Con el tesoro recién encontrado se dispondrá en amplia y democrática tertulia celebrada en el Ateneo de Madrid la construcción de un monasterio laico, al estilo de los que también Hermann Hesse y Ernst Jünger esbozan en sus obras, donde retirarse del mundanal ruido todos aquellos que en cualquier recodo del camino de su vida se encuentran vacíos de lo verdaderamente importante.

Roso denomina a esta comunidad «Gran Fraternidad Astur», similar a la homónima del Tíbet o de los Andes, donde englobar a cuantos españoles, antes de abandonar el ajetreo cotidiano de este mundo, tienen su espíritu y su corazón en esa comunidad astral, inencontrable entre hayedos y nieblas, camuflada en los muros, torres y jardines, corporificada con la suma de todos los que alguna vez buscaron «El tesoro de los lagos de Somiedo».

Más allá de los personajes recreados y más allá del paisaje mágico de un itinerario, Roso convierte la realidad en puro símbolo cuya inevitable fragmentación solo alcanza sentido en el espíritu emprendedor y prometeico, gustaba decir él, del hombre.
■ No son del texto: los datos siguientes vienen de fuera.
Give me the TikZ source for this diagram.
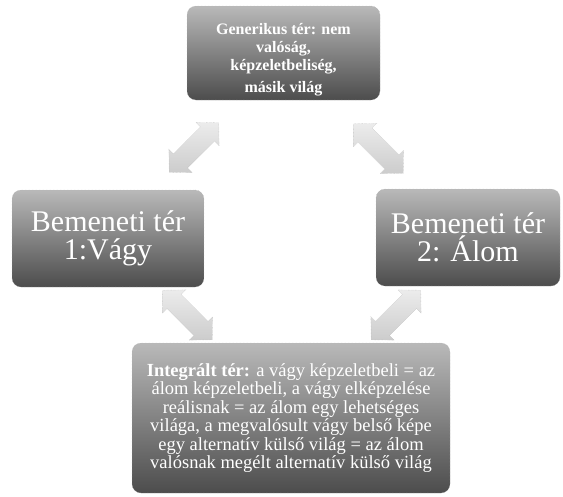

Cerramos, pues, este viaje mágico con palabras del autor que son homenaje a una tierra acogedora, geografía privilegiada desde la cual encontrar los tesoros más recónditos es una tarea asequible: «Hablo para los pocos que pueden entenderme: de los demás me río compasivo, no menos que se reirán ellos de mis teorías, porque, por su desgracia, no han sido testigos de fenómenos como los que a mí me habían acontecido desde que pisase en Asturias».